* STATED PROBLEM: Every line in the listing is to be echoed verbatim.

● ● ● ● ● ● ●

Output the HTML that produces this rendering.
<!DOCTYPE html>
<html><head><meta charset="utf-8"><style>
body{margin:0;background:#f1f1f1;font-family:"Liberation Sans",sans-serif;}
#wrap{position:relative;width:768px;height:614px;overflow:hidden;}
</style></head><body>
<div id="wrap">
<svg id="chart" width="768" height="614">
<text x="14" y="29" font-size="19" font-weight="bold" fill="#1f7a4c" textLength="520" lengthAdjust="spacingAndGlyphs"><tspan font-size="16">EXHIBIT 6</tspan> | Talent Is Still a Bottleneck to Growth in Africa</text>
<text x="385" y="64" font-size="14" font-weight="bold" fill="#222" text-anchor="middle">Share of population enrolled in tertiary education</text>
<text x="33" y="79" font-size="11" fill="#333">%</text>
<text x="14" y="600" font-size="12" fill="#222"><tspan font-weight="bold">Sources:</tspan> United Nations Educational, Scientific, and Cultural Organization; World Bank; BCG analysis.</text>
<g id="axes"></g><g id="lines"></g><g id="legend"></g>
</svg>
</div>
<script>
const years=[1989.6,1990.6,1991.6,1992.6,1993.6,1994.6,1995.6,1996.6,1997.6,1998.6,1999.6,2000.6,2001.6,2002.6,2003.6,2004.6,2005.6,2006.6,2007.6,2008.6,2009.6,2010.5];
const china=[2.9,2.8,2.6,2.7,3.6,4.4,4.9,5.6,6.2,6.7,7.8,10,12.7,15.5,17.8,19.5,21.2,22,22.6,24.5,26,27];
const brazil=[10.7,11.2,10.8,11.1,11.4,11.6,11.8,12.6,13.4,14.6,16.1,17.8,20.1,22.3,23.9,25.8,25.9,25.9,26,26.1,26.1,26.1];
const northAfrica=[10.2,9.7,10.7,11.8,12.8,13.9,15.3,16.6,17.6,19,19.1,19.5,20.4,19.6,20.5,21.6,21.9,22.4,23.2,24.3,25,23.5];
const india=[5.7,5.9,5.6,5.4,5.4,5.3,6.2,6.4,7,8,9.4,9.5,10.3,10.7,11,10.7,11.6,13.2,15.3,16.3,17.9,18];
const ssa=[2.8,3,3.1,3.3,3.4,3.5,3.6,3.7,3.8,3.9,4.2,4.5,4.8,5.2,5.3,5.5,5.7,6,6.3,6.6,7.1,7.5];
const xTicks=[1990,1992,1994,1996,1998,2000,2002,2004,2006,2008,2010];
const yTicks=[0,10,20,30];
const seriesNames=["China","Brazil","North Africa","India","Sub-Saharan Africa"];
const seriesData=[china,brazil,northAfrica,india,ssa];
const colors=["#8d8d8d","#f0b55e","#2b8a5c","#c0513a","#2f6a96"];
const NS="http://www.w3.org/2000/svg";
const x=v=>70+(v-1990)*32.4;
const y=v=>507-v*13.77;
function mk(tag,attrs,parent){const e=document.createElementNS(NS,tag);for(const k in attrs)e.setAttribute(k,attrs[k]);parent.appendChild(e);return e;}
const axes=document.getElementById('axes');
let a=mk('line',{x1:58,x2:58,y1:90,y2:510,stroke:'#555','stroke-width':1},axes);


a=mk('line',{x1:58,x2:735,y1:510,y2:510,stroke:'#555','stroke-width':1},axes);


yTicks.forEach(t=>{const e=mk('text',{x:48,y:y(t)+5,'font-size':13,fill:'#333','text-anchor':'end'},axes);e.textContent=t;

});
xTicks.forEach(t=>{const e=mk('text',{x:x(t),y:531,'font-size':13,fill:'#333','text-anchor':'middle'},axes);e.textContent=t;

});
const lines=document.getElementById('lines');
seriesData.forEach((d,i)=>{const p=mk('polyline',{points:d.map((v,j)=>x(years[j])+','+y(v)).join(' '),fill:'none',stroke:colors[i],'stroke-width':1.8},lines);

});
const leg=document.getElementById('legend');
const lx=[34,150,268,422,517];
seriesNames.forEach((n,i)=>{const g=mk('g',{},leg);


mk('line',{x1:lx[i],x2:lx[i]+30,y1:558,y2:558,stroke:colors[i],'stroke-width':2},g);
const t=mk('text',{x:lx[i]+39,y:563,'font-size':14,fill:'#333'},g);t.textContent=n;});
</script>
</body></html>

● ● ● ● ● ● ●

* SOLUTION TO THE PROBLEM:
Output the HTML that produces this rendering.
<!DOCTYPE html>
<html><head><meta charset="utf-8"><style>
body{margin:0;background:#f1f1f1;font-family:"Liberation Sans",sans-serif;}
#wrap{position:relative;width:768px;height:614px;overflow:hidden;}
</style></head><body>
<div id="wrap">
<svg id="chart" width="768" height="614">
<text x="14" y="29" font-size="19" font-weight="bold" fill="#1f7a4c" textLength="520" lengthAdjust="spacingAndGlyphs"><tspan font-size="16">EXHIBIT 6</tspan> | Talent Is Still a Bottleneck to Growth in Africa</text>
<text x="385" y="64" font-size="14" font-weight="bold" fill="#222" text-anchor="middle">Share of population enrolled in tertiary education</text>
<text x="33" y="79" font-size="11" fill="#333">%</text>
<text x="14" y="600" font-size="12" fill="#222"><tspan font-weight="bold">Sources:</tspan> United Nations Educational, Scientific, and Cultural Organization; World Bank; BCG analysis.</text>
<g id="axes"></g><g id="lines"></g><g id="legend"></g>
</svg>
</div>
<script>
const years=[1989.6,1990.6,1991.6,1992.6,1993.6,1994.6,1995.6,1996.6,1997.6,1998.6,1999.6,2000.6,2001.6,2002.6,2003.6,2004.6,2005.6,2006.6,2007.6,2008.6,2009.6,2010.5];
const china=[2.9,2.8,2.6,2.7,3.6,4.4,4.9,5.6,6.2,6.7,7.8,10,12.7,15.5,17.8,19.5,21.2,22,22.6,24.5,26,27];
const brazil=[10.7,11.2,10.8,11.1,11.4,11.6,11.8,12.6,13.4,14.6,16.1,17.8,20.1,22.3,23.9,25.8,25.9,25.9,26,26.1,26.1,26.1];
const northAfrica=[10.2,9.7,10.7,11.8,12.8,13.9,15.3,16.6,17.6,19,19.1,19.5,20.4,19.6,20.5,21.6,21.9,22.4,23.2,24.3,25,23.5];
const india=[5.7,5.9,5.6,5.4,5.4,5.3,6.2,6.4,7,8,9.4,9.5,10.3,10.7,11,10.7,11.6,13.2,15.3,16.3,17.9,18];
const ssa=[2.8,3,3.1,3.3,3.4,3.5,3.6,3.7,3.8,3.9,4.2,4.5,4.8,5.2,5.3,5.5,5.7,6,6.3,6.6,7.1,7.5];
const xTicks=[1990,1992,1994,1996,1998,2000,2002,2004,2006,2008,2010];
const yTicks=[0,10,20,30];
const seriesNames=["China","Brazil","North Africa","India","Sub-Saharan Africa"];
const seriesData=[china,brazil,northAfrica,india,ssa];
const colors=["#8d8d8d","#f0b55e","#2b8a5c","#c0513a","#2f6a96"];
const NS="http://www.w3.org/2000/svg";
const x=v=>70+(v-1990)*32.4;
const y=v=>507-v*13.77;
function mk(tag,attrs,parent){const e=document.createElementNS(NS,tag);for(const k in attrs)e.setAttribute(k,attrs[k]);parent.appendChild(e);return e;}
const axes=document.getElementById('axes');
let a=mk('line',{x1:58,x2:58,y1:90,y2:510,stroke:'#555','stroke-width':1},axes);


a=mk('line',{x1:58,x2:735,y1:510,y2:510,stroke:'#555','stroke-width':1},axes);


yTicks.forEach(t=>{const e=mk('text',{x:48,y:y(t)+5,'font-size':13,fill:'#333','text-anchor':'end'},axes);e.textContent=t;

});
xTicks.forEach(t=>{const e=mk('text',{x:x(t),y:531,'font-size':13,fill:'#333','text-anchor':'middle'},axes);e.textContent=t;

});
const lines=document.getElementById('lines');
seriesData.forEach((d,i)=>{const p=mk('polyline',{points:d.map((v,j)=>x(years[j])+','+y(v)).join(' '),fill:'none',stroke:colors[i],'stroke-width':1.8},lines);

});
const leg=document.getElementById('legend');
const lx=[34,150,268,422,517];
seriesNames.forEach((n,i)=>{const g=mk('g',{},leg);


mk('line',{x1:lx[i],x2:lx[i]+30,y1:558,y2:558,stroke:colors[i],'stroke-width':2},g);
const t=mk('text',{x:lx[i]+39,y:563,'font-size':14,fill:'#333'},g);t.textContent=n;});
</script>
</body></html>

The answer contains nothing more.